Location: Imperial College London, Huxley Building, Room 140
Speaker:
 Olivier Guéant, Université Paris 1 Panthéon-Sorbonne

Title:  Incorporating Variable Liquidity in Optimal Market Making and
Inventory Management Models: A Comparison of Hawkes Processes and
Markov-Modulated Poisson Processes

Abstract: Since Avellaneda and Stoikov's seminal work, market making models have evolved to incorporate increasingly realistic aspects, such as complex price dynamics, price differentiation, adverse selection, or even parameter ambiguity. However, the dynamics of liquidity have been less frequently addressed. While Hawkes processes are a natural choice for modelling beyond constant request and trade intensities, this talk introduces an alternative approach using Markov-modulated Poisson processes (MMPPs). We will explore the benefits and limitations of MMPPs and Hawkes processes in the context of algorithmic market making and inventory management model development.


Date: Thursday, February 29, 2024

Time:  17:00-18:00

Location: Imperial College London, Huxley Building, Room 140
Speaker: 
Lyudmila Grigoryeva, University of St. Gallen

Title: Reservoir kernels and Volterra series

Abstract: A universal kernel is constructed whose sections approximate any causal and time-invariant filter in the fading memory category with inputs and outputs in a finite-dimensional Euclidean space. This kernel is built using the reservoir functional associated with a state-space representation of the Volterra series expansion available for any analytic fading memory filter. It is hence called the Volterra reservoir kernel. Even though the state-space representation and the corresponding reservoir feature map are defined on an infinite-dimensional tensor algebra space, the kernel map is characterized by explicit recursions that are readily computable for specific data sets when employed in estimation problems using the representer theorem. We showcase the performance of the Volterra reservoir kernel in a popular data science application in relation to bitcoin price prediction.


Date: Thursday, March 14, 2024

Time:  16:00-17:00

Location: Imperial College London, Huxley Building, Room 140
Speaker:
 Aurélien Alfonsi, Ecole des Ponts ParisTech

Title: Nonnegativity preserving convolution kernels. Application to Stochastic Volterra Equations in closed convex domains and their approximation.

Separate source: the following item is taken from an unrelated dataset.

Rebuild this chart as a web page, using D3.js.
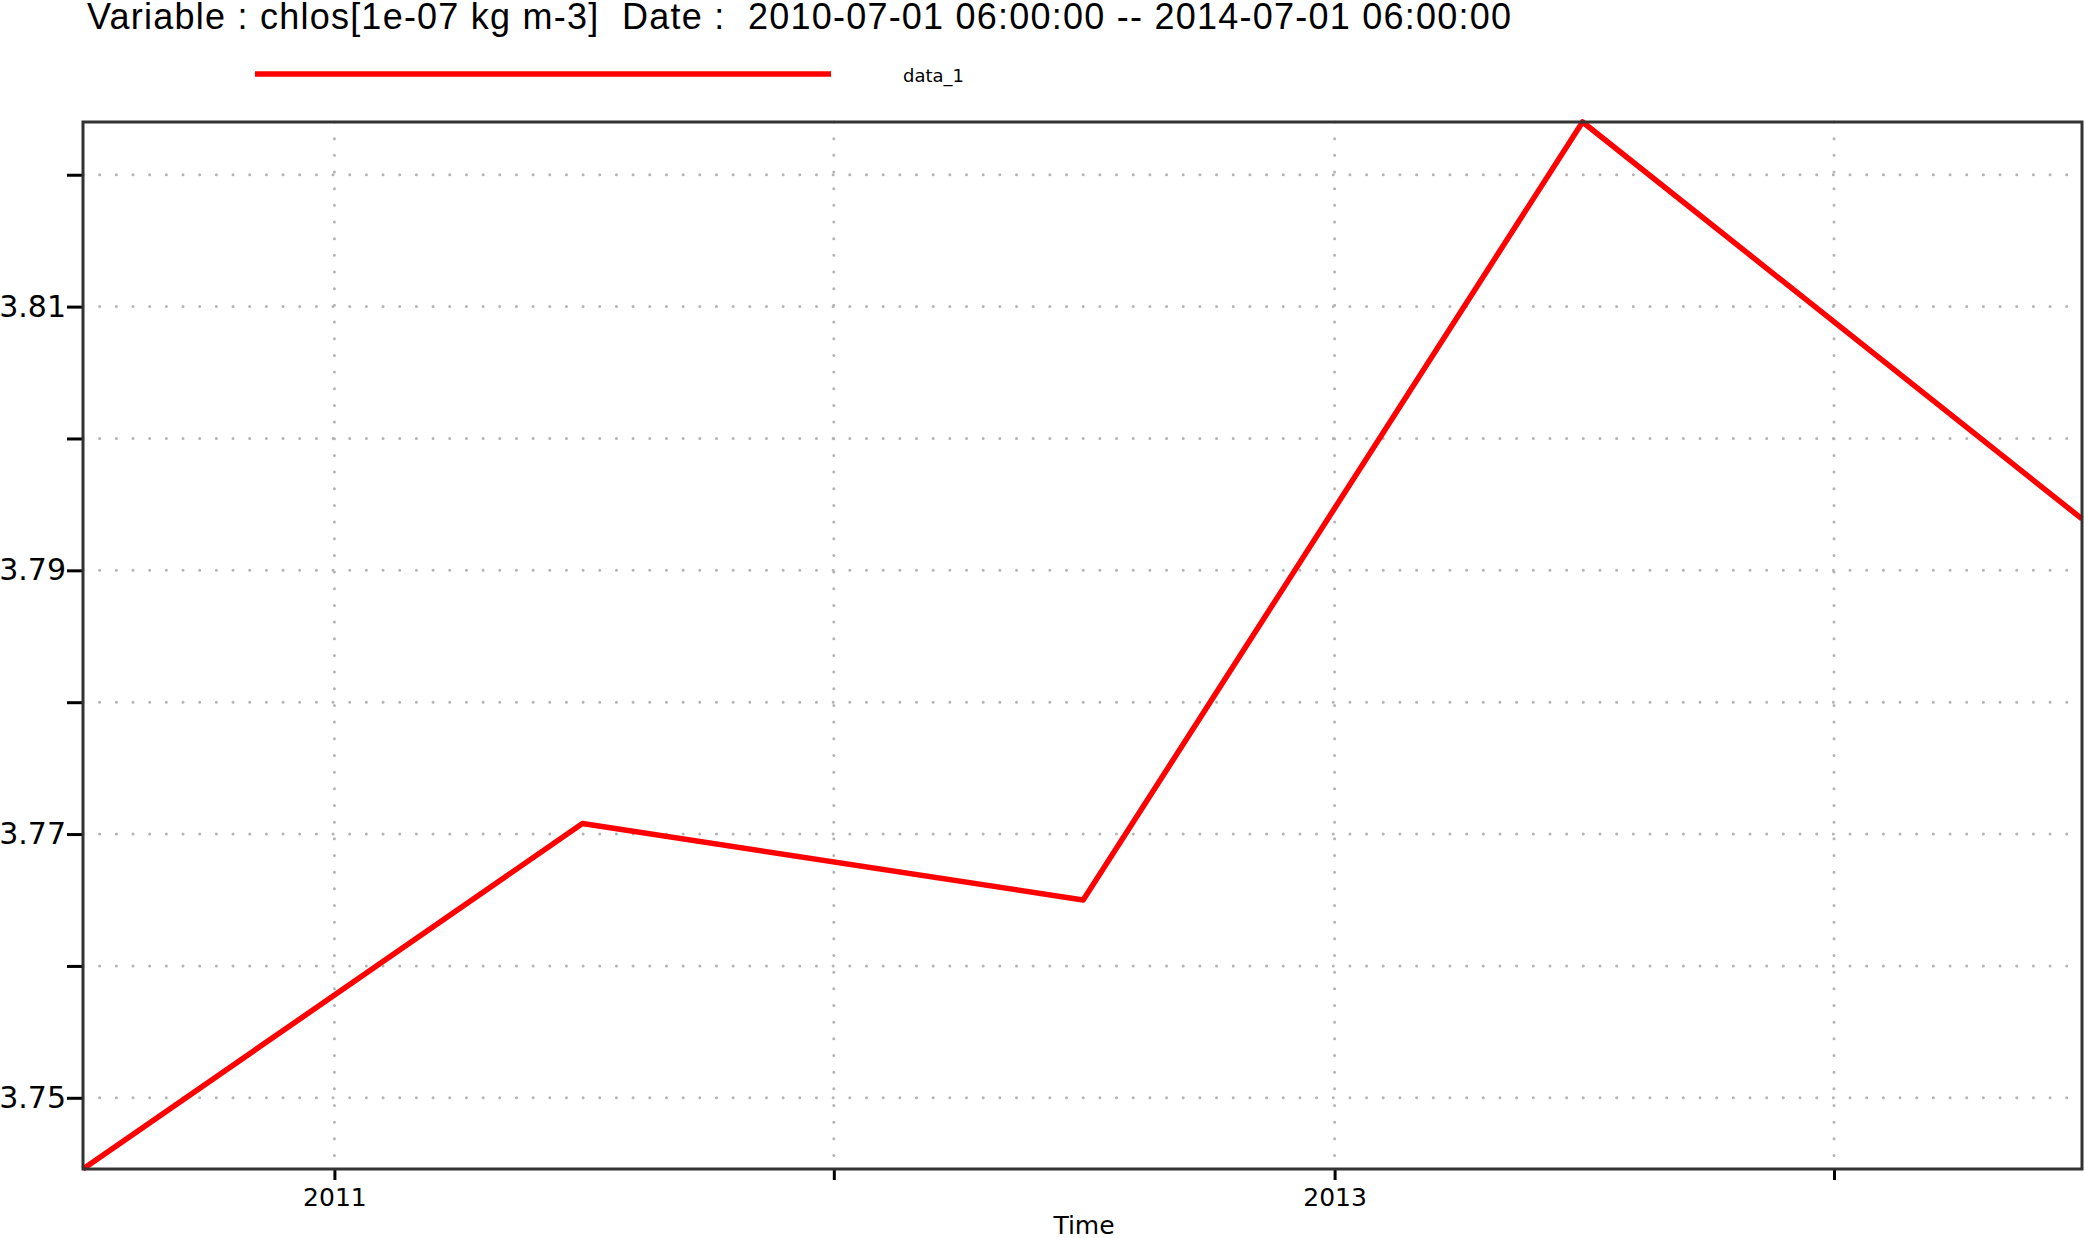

Abstract: We define and study convolution kernels that preserve nonnegativity. When the past dynamics of a process is integrated with a convolution kernel like in Stochastic Volterra Equations or in the jump intensity of Hawkes processes, this property allows to get the nonnegativity of the integral. We give characterizations of these kernels and show in particular that completely monotone kernels preserve nonnegativity. We then apply these results to analyze the stochastic invariance of a closed convex set by Stochastic Volterra Equations. We also get a comparison result in dimension one. Last, when the kernel is a positive linear combination of decaying exponential functions, we present a second order approximation scheme for the weak error that stays in the closed convex domain under suitable assumptions. We apply these results to the rough Heston model and give numerical illustrations.

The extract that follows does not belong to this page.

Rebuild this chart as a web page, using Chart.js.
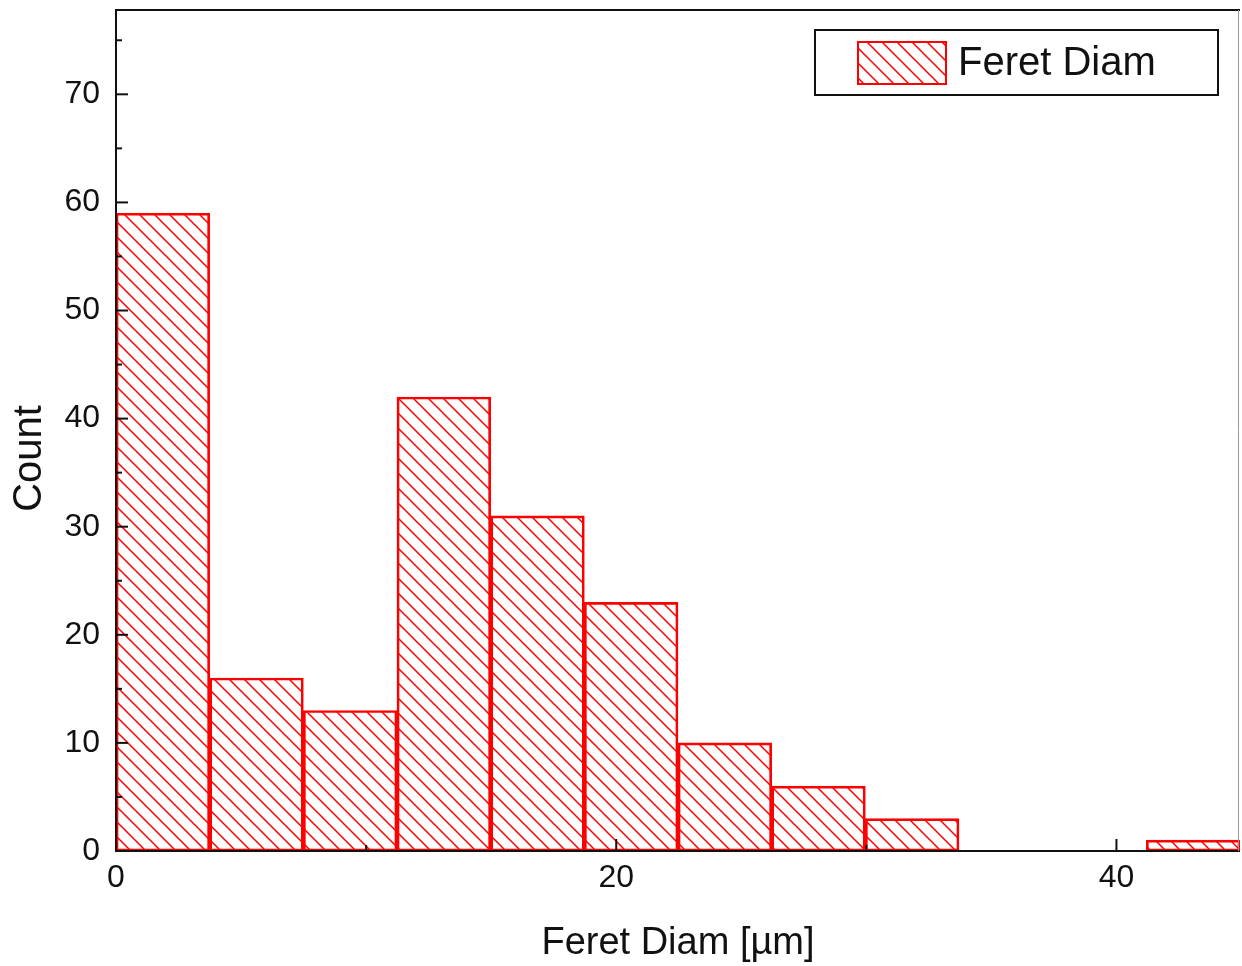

Date: Thursday, March 14, 2024

Time:  17:00-18:00

Location: Imperial College London, Huxley Building, Room 140
Speaker:
 Walter Schachermayer, University of Vienna

Title: Martingale Transports in R^n

Abstract: A remarkable theorem of Backhoff-Beiglboeck-Huesman-Kaellblad shows that between probabilities \mu, \nu on R^n which are in convex order and have finite second moments, there always is a unique martingale transport termed “stretched Brownian motion” from \mu to \nu. This transport enjoys many nice properties. A special subclass - with even nicer properties - are termed “Bass martingales”: R. Bass used a similar construction some forty years ago in the context of the Skorohod embedding problem.
We show a necessary and sufficient condition for a stretched Brownian motion to be a Bass martingale, namely irreducibility of the pair (\mu,\nu). The intuitive content of the notion of irreducibility is that there no non-trivial subset of R^n which is invariant under all martingale transports from \mu to \nu.
In the general case, i.e. without imposing irreducibility, we show that the stretched Brownian motion can be decomposed into a family of Bass martingales. This makes contact with previous work by DeMarch-Touzi and Obloj-Siorpaes, as this decomposition generates the universal paving of R^d into invariant sets.

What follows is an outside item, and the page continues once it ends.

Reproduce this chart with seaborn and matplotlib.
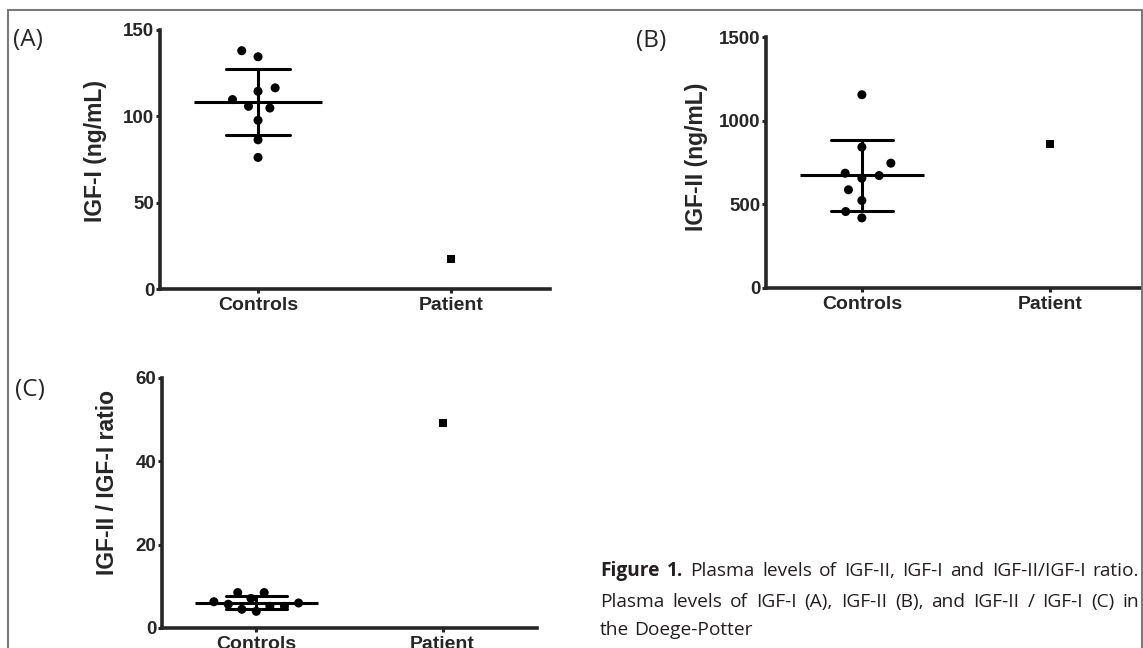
import numpy as np
import pandas as pd
import matplotlib
matplotlib.use("Agg")
import matplotlib.pyplot as plt
from matplotlib.patches import Rectangle
import seaborn as sns

groups = ["Controls", "Patient"]

# values
igf1_controls = [138, 134.5, 116.5, 114.5, 109.7, 105.8, 104.8, 97.7, 86.4, 76.2]
igf1_patient = [17.3]
igf2_controls = [1155, 842, 746, 686, 672, 656, 587, 523, 457, 419]
igf2_patient = [862]
ratio_controls = [8.5, 8.5, 7.1, 6.3, 6.0, 5.7, 5.2, 5.2, 4.5, 4.0]
ratio_patient = [49.1]

ylabels = ["IGF-I (ng/mL)", "IGF-II (ng/mL)", "IGF-II / IGF-I ratio"]
yticks_a = [0, 50, 100, 150]
yticks_b = [0, 500, 1000, 1500]
yticks_c = [0, 20, 40, 60]

caption_bold = "Figure 1."
caption_lines = ["Plasma levels of IGF-II, IGF-I and IGF-II/IGF-I ratio.",
                 "Plasma levels of IGF-I (A), IGF-II (B), and IGF-II / IGF-I (C) in",
                 "the Doege-Potter"]

sns.set_style("ticks")
plt.rcParams["font.family"] = ["Liberation Sans", "DejaVu Sans"]

W, H = 1143, 648
fig = plt.figure(figsize=(W / 100, H / 100), dpi=100)


def px_rect(left, top, right, bottom):
    return [left / W, 1 - bottom / H, (right - left) / W, (bottom - top) / H]


def draw_panel(ax, controls, patient, ylabel, yticks, xlim, label_xy, spread):
    ctrl = pd.DataFrame({"group": "Controls", "value": controls})
    pat = pd.DataFrame({"group": "Patient", "value": patient})
    sns.pointplot(data=ctrl, x="group", y="value", order=groups, errorbar="sd",
                  capsize=0.33, color="black", markers="", linestyles="none",
                  err_kws={"linewidth": 2.2}, ax=ax)
    # invisible edge widens the swarm spacing, like the GraphPad layout
    sns.swarmplot(data=ctrl, x="group", y="value", order=groups, color="black",
                  size=6.5, linewidth=spread, edgecolor="none", ax=ax, zorder=3)
    sns.stripplot(data=pat, x="group", y="value", order=groups, color="black",
                  marker="s", size=6, jitter=False, ax=ax, zorder=3)
    ax.hlines(ctrl["value"].mean(), -0.33, 0.33, color="black", lw=2.2)

    ax.set_xlim(*xlim)
    ax.set_ylim(yticks[0], yticks[-1])
    ax.set_yticks(yticks)
    ax.set_xlabel("")
    ax.set_ylabel(ylabel, fontsize=16.5, fontweight="bold")
    ax.yaxis.set_label_coords(*label_xy)
    sns.despine(ax=ax)
    for s in ["left", "bottom"]:
        ax.spines[s].set_linewidth(2.6)
    ax.tick_params(axis="both", width=2.2, length=3, pad=1.5)
    ax.tick_params(axis="x", labelsize=14, pad=3)
    ax.tick_params(axis="y", labelsize=13.5, pad=1)
    for t in ax.get_xticklabels() + ax.get_yticklabels():
        t.set_fontweight("bold")
    ax.set_facecolor("none")


ax_a = fig.add_axes(px_rect(160, 30, 550, 289))
draw_panel(ax_a, igf1_controls, igf1_patient, ylabels[0], yticks_a,
           (-0.508, 1.513), (-0.136, 0.533), 5.5)

ax_b = fig.add_axes(px_rect(766, 37, 1141, 288))
draw_panel(ax_b, igf2_controls, igf2_patient, ylabels[1], yticks_b,
           (-0.51, 1.485), (-0.154, 0.522), 5.5)

ax_c = fig.add_axes(px_rect(162, 378, 537, 628))
draw_panel(ax_c, ratio_controls, ratio_patient, ylabels[2], yticks_c,
           (-0.506, 1.507), (-0.116, 0.582), 3.5)

# panel letters
letter_font = dict(family=["Open Sans", "DejaVu Sans"], fontsize=17.5, va="center", ha="left")
fig.text(13 / W, 1 - 40 / H, "(A)", **letter_font)
fig.text(636 / W, 1 - 41 / H, "(B)", **letter_font)
fig.text(15 / W, 1 - 390 / H, "(C)", **letter_font)

# caption, justified between left and right edges
cap_font = dict(family=["Open Sans", "DejaVu Sans"], fontsize=13.8, va="baseline", ha="left",
                color="#231f20")
renderer = fig.canvas.get_renderer()
cap_left, cap_right = 600, 1139


def caption_line(words, weights, y, justify):
    texts = [fig.text(0, 1 - y / H, w, fontweight=wt, **cap_font) for w, wt in zip(words, weights)]
    widths = [t.get_window_extent(renderer).width for t in texts]
    probe1 = fig.text(0, 0, "a a", **cap_font)
    probe2 = fig.text(0, 0, "aa", **cap_font)
    space = probe1.get_window_extent(renderer).width - probe2.get_window_extent(renderer).width
    probe1.remove()
    probe2.remove()
    if justify and len(words) > 1:
        gap = max(space, (cap_right - cap_left - sum(widths)) / (len(words) - 1))
    else:
        gap = space
    x = cap_left
    for t, w in zip(texts, widths):
        t.set_x(x / W)
        x += w + gap


line1 = caption_bold.split() + caption_lines[0].split()
caption_line(line1, ["bold"] * 2 + ["normal"] * (len(line1) - 2), 576, True)
line2 = caption_lines[1].split()
caption_line(line2, ["normal"] * len(line2), 607, True)
line3 = caption_lines[2].split()
caption_line(line3, ["normal"] * len(line3), 635, False)

# frame around the figure
fig.add_artist(Rectangle((7.5 / W, -0.1), (1141.5 - 7.5) / W, 1.1 - 10.5 / H,
                         transform=fig.transFigure, fill=False,
                         edgecolor="#7a7a7a", linewidth=1.5, zorder=10))

fig.savefig("out.png", dpi=100)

Date: Wednesday, March 27, 2024

Time:  16:00-17:00

Location: Imperial College London, Huxley Building, Room 140
Speaker:
 Sören Christensen, Christian-Albrechts University Kiel

Title:  How to Learn from Data in Stochastic Control Problems - An Approach Based on Statistics

Abstract: While theoretical solutions to many stochastic control problems are well understood, their practicality often suffers from the assumption of known dynamics of the underlying stochastic process, which raises the statistical challenge of developing purely data-driven controls. In this talk, we discuss how stochastic control and statistics can be brought together, which we study for various classical control problems with underlying one- and multi-dimensional diffusions and jump processes. The dilemma between exploration and exploitation plays an essential role in the considerations. We find exact sublinear-order convergence rates for the regret and compare the results numerically with those of deep Q-learning algorithms.


Date: Wednesday, March 27, 2024

Time:  17:00-18:00

Location: Imperial College London, Huxley Building, Room 140
Speaker:
 Peter Tankov, ENSAE

Title:  Asset pricing under transition scenario uncertainty and model ambiguity

Abstract:  We study asset pricing and optimal investment decisions for an economic agent whose future revenues depend on the realization of a scenario from a given set of possible futures. In the first part of the talk, we assume that future scenario is unknown, but that the possible scenarios have equal probabilities, and the agent deduces scenario information progressively by observing a signal. The problem of valuing an investment is formulated as an American option pricing problem with Bayesian learning. In the second part, we assume that the probabilities of individual prospective scenarios are ambiguous and place ourselves into the smooth model of decision making under ambiguity aversion of Klibanoff et al (2005), framing the optimal investment decision as an optimal stopping problem with learning under ambiguity. We then prove a minimax result allowing to reduce this problem to a series of standard optimal stopping problems. The theory is illustrated with two examples: the problem of optimally selling a stock with ambiguous drift, and the problem of optimal divestment from a coal-fired power plant under transition scenario ambiguity.